Here’s an example to demonstrate a typical use of a landing page:
Affiliate X is promoting Mate1 (CPL dating targeting males) on PlentyofFish CPM. Instead of having his ad link directly to the Mate1 website where the offer converts, he sends them to his landing page, flirtsingles.com. On his site, he has a list of new female members, a success story or two, or maybe a review of Mate1. Something along the lines of this:
After clicking the call-to-action, in this case “Click Here Now to Sign Up!”, the user is taken to the Mate1 website, where they can register and net Affiliate X a conversion.
A landing page like this one can dramatically improve an affiliate’s EPC and conversion rate.
Unless an offer has a built in pre-sell page or a stellar direct landing page, a pre-sell will almost always drive up conversions when used properly. Like I said, most people won’t just buy something off the bat, they need to be sold on it.
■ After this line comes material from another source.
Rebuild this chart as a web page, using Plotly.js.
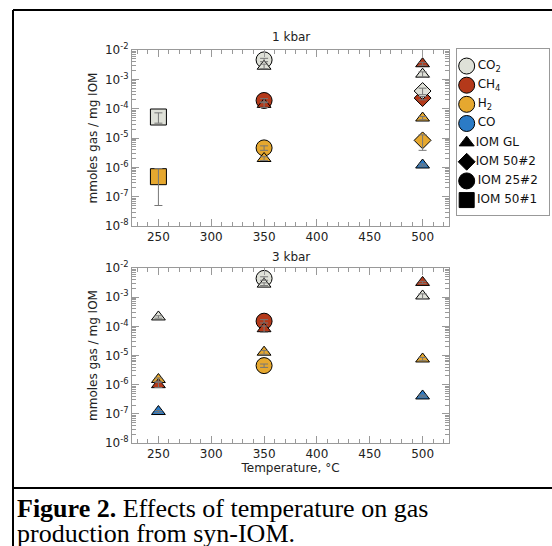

Direct linking, or simply sending a user to an offer without a pre-sell page, is actually quite rare. Affiliates over the years have realized the power of pre-selling their traffic, so nowadays you typically won’t see many direct-linked ads out in the wild.
Back when I was a dumb newbie, I was too cheap to buy domains and hosting to setup a pre-sell, which was idiotic and a terrible idea.
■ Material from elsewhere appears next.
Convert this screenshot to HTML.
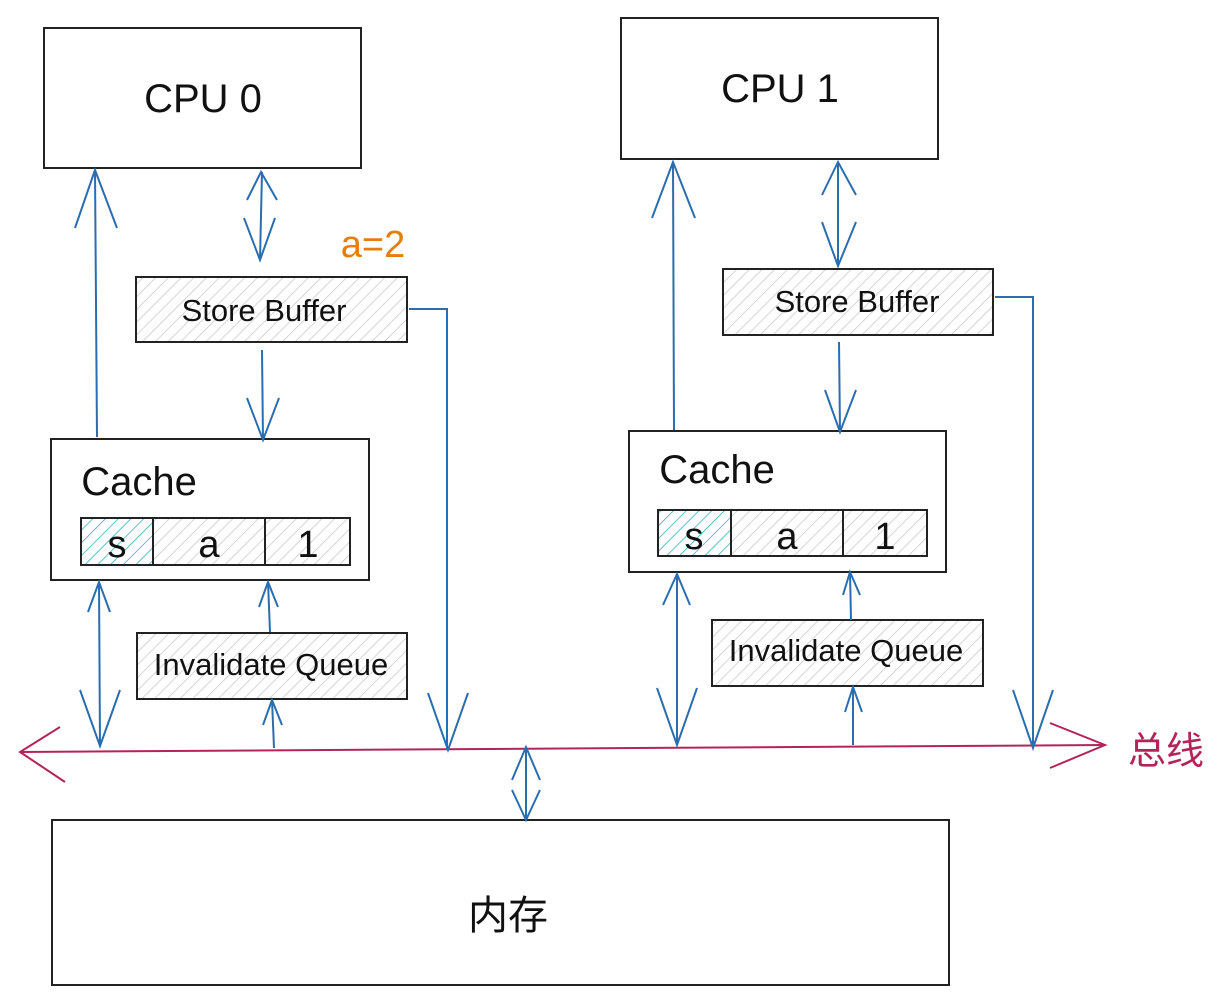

Don’t be like me, use a f*ckin’ lander.
Good landing pages should have two qualities:
- High click-thru %
- High conversion %
Click-thru % (CTR) = # of clicks to offer page / # of total clicks to landing page
Conversion % (CR) = # of conversions / # of clicks to offer page
You must optimize both in order to get the most out of your campaign.
Let’s give an example to demonstrate these two metrics.
Affiliate X is running Mate1 and using his flirtsingles.com landing page.
Ad > flirtsingles.com > Mate1.com
X sends 1000 clicks to his lander, and 100 of those clicks are interested enough to click on to his offer via his CTA (call-to-action) on the lander.
Lander’s CTR is 10%.
Of the 100 clicks that got to Mate1.com, 20 clicks converted to leads.
Lander’s CR is 20%.
CTR and CR are basically useless when utilized independently, they must be analyzed together in order to get an accurate idea of a campaign’s performance.
You can have a landing page with a 99% CTR, but if none of that traffic converts, the lander is crap.
Do note though that the actual offer itself may also contribute to a poor CR, as even the hottest traffic will fall off when they get to a subpar product. This is why it’s imperative to always check with your advertiser or affiliate network to see which offers are performing best. Or, if one particular offer has multiple creatives (landing pages), ask which of those is working well for other affiliates.
I hope by reading this post you were able to gain a least a basic understanding of what a landing page is, why affiliates use them, and how they function.